[Xapian-discuss] tiff / image pdf filter

Sun Mar 22 22:17:09 GMT 2009

On Fri, Mar 20, 2009 at 01:41:18PM +1030, Frank J Bruzzaniti wrote:
> Unless you proofread the documents I guess there is a good chance there 
> will be some garbage data, would you say that's it'd detrimental to the 
> index and should be left out?

If it's junk which doesn't contain terms users will actually search for,
then it'll mostly just uselessly increase the size of the database.
That'll slow indexing down a bit, and possibly search too, though likely
less than indexing.  But it won't affect search results other than
rather indirectly because the document length will be increased.
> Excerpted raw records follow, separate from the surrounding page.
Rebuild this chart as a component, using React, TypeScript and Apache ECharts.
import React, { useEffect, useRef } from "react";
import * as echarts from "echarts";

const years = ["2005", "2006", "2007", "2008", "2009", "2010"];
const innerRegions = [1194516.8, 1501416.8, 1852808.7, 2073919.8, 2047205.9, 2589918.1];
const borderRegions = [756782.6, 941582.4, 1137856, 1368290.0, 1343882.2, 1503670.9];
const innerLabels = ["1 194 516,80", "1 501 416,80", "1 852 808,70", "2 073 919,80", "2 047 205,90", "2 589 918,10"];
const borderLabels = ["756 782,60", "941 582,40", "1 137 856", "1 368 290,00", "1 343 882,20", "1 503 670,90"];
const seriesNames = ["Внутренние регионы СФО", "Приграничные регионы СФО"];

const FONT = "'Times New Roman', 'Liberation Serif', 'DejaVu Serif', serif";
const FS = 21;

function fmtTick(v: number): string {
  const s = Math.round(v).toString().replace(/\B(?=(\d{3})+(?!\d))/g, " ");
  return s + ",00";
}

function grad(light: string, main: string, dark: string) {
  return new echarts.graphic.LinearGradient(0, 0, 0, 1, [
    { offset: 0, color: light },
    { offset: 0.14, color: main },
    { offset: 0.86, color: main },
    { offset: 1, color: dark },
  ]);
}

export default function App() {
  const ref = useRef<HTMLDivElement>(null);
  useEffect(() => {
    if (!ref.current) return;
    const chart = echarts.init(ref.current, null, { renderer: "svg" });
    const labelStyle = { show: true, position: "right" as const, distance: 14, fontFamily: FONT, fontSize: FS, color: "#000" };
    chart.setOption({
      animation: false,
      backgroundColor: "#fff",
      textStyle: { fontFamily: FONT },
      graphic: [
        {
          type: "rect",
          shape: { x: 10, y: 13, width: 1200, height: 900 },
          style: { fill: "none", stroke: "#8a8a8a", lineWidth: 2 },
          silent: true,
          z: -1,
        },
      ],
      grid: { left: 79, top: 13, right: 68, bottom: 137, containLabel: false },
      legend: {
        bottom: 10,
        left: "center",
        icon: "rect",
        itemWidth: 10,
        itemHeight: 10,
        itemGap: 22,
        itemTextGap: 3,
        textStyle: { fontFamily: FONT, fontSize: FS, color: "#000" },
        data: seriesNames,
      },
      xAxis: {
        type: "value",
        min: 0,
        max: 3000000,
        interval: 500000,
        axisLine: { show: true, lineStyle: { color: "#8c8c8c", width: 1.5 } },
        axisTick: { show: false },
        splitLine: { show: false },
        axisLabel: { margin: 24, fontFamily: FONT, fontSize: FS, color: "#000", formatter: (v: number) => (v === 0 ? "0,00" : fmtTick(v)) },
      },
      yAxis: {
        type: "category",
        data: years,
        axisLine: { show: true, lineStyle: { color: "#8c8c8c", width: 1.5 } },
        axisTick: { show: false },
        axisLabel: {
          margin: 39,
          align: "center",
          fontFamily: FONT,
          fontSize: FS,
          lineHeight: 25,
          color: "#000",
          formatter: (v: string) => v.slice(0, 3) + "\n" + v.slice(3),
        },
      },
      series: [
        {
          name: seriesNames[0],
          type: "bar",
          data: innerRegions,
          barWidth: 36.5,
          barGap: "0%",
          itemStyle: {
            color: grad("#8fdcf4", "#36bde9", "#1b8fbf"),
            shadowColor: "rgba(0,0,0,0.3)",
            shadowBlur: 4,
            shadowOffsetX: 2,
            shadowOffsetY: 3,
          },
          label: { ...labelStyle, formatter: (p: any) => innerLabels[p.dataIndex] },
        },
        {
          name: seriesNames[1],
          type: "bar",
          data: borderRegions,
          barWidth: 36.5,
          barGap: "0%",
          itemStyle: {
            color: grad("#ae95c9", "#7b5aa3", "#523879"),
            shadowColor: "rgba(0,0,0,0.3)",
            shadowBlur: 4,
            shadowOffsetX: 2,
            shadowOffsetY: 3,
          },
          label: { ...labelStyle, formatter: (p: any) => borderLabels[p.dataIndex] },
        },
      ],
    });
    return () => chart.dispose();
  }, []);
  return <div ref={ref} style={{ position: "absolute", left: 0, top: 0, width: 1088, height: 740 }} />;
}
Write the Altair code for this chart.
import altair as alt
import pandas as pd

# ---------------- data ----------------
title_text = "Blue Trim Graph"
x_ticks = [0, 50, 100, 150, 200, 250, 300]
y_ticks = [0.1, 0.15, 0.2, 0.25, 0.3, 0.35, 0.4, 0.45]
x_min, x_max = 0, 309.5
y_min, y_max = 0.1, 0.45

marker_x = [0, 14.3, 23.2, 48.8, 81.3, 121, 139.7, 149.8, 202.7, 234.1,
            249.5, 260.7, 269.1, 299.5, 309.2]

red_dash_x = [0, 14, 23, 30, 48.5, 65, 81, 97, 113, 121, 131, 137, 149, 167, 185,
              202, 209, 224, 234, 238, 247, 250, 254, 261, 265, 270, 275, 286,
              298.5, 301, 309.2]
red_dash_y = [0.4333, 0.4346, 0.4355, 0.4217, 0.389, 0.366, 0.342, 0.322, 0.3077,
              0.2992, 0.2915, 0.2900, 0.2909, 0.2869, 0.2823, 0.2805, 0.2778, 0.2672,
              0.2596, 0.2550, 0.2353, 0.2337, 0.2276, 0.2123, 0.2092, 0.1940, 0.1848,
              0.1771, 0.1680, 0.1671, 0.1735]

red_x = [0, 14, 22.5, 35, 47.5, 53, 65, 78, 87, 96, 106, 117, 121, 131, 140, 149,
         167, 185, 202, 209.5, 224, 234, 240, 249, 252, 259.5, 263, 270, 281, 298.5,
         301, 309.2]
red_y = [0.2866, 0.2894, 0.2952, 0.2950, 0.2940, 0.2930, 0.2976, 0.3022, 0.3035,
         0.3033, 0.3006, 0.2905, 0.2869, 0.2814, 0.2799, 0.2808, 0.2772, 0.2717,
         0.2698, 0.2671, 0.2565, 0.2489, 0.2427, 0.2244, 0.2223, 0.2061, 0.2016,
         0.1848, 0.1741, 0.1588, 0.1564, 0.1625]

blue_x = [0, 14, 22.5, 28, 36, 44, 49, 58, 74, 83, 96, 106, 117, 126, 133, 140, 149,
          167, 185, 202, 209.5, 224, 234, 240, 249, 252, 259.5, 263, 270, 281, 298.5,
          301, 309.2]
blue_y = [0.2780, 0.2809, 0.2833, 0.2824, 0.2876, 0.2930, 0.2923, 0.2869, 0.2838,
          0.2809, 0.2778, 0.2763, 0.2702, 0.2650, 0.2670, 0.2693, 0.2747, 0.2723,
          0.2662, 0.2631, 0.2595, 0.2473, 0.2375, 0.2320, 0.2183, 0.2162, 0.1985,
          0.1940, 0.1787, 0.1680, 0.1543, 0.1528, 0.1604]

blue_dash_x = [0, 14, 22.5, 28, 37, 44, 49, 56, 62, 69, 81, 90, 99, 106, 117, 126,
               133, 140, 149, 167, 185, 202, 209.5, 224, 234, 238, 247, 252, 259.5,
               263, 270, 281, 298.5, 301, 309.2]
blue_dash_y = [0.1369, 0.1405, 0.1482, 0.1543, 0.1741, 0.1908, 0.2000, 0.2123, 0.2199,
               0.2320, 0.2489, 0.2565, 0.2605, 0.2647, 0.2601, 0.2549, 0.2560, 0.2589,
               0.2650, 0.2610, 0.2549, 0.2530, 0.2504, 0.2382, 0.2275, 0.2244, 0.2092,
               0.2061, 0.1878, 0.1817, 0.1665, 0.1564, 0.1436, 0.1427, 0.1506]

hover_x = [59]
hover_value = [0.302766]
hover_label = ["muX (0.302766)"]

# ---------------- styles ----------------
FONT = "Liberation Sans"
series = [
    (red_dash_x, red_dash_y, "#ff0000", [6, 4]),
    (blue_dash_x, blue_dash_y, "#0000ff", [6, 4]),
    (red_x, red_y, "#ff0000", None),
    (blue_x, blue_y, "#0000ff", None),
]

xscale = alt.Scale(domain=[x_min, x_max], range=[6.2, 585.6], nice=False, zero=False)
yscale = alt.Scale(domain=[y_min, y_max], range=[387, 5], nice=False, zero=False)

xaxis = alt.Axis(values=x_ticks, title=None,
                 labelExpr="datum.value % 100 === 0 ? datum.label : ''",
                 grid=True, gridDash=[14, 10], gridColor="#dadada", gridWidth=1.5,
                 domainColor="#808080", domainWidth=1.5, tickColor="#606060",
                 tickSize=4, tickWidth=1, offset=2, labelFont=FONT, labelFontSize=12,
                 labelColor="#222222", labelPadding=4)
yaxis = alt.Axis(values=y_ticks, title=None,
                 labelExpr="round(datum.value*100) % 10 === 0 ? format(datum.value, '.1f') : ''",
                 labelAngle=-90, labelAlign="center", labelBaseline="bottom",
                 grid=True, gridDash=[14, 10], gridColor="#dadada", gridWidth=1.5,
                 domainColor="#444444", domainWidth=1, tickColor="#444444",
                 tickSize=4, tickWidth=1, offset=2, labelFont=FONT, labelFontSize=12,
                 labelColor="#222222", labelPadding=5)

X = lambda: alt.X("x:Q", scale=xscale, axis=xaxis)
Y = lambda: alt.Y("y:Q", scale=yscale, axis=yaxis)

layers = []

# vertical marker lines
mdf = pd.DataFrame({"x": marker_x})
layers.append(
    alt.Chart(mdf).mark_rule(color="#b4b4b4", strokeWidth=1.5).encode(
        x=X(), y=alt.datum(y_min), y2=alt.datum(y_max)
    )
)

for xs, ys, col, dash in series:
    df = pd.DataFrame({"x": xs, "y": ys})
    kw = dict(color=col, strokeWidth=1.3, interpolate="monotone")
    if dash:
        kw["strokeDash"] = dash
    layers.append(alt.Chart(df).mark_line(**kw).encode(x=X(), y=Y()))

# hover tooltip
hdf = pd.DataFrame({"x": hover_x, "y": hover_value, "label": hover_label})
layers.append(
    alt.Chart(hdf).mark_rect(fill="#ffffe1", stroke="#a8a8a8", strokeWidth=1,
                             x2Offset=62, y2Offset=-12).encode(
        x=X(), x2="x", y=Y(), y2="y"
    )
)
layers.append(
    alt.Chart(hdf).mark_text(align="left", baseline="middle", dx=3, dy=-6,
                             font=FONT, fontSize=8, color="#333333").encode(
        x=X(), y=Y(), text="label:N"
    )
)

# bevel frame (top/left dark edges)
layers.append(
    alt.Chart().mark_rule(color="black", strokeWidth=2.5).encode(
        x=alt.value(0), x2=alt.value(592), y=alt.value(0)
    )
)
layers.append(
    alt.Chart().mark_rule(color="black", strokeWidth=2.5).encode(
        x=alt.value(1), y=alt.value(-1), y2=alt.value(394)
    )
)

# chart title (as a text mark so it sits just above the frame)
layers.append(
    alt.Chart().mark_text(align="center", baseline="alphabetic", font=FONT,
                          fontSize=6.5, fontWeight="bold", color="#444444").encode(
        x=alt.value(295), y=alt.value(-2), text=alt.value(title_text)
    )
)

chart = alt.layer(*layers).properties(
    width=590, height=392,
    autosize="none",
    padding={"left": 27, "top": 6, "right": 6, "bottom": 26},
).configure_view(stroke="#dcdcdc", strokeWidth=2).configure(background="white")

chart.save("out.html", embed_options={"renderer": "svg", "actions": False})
If the junk happens to contains terms which users actually search for
it can result in false match, which is bad - it makes the results less
useful, and it's confusing to get a result which doesn't seem to match
what you searched for.

The problem with gocr seemed to be that it didn't have a threshold
below which it gave up trying to interpret something as text (or it
had one which defaulted rather low and wasn't documented where I
looked for it), so you got a lot of garbage for an image, which makes
it more likely that "real" terms would be generated.

The more usual OCR errors (modern being read as modem, etc) also harm
retrieval effectiveness a bit of course, but seem more excusable than
trying to interpret everything on the page as text.

Cheers,
    Olly